Introducing Qualys Enterprise TruRisk™ Management (ETM)

To fully realize the potential of a ROC, organizations need a robust platform that can integrate risk signals, prioritize them based on business impact, and automate risk response. Qualys introduces Enterprise TruRisk Management (ETM)—the world’s first Risk Operations Center (ROC).

How Qualys ETM Works

  1. Unified Asset Inventory: Provides complete visibility into your attack surface with an integrated asset inventory.

  2. Risk Factor Aggregation: Aggregates risk findings from diverse asset types for a holistic risk perspective.

  3. Threat Intelligence Enrichment: Enhances risk data with real-time threat intelligence for up-to-date assessments.

  4. Business Contextualization: Enables organizations to quantify cyber risk in monetary terms.

  5. Risk Prioritization: Uses the TruRisk™ Score to highlight the most critical risks.

  6. Risk Response Orchestration: Automates precise risk response through AI-driven workflows.

  7. Compliance & Executive Reporting: Ensures continuous compliance readiness and provides tailored executive reporting.

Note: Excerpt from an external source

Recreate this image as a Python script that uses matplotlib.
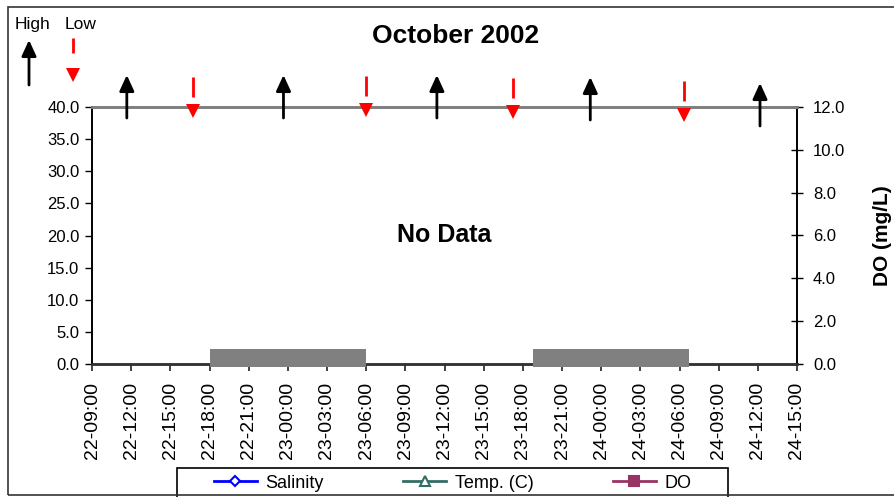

Qualys stands out as the only solution positioned to enable a ROC—offering a comprehensive, end-to-end platform for scanning, aggregating, prioritizing, and remediating cybersecurity risks.

Embracing the Future of Risk Management

The future of cybersecurity risk management lies in the strategic integration of tools, processes, and insights that transcend traditional, reactive approaches. Solutions like Qualys Enterprise TruRisk Management (ETM), which enable Risk Operations Centers (ROC), represent this evolution. By creating a unified, proactive, and business-aligned risk management framework, organizations can ensure their long-term success in an increasingly uncertain world.

In conclusion, as Charles Kettering aptly stated, defining the problem is the first step toward solving it. By recognizing the complexities of modern risk management and embracing innovative solutions, organizations can navigate the challenges ahead with confidence and clarity.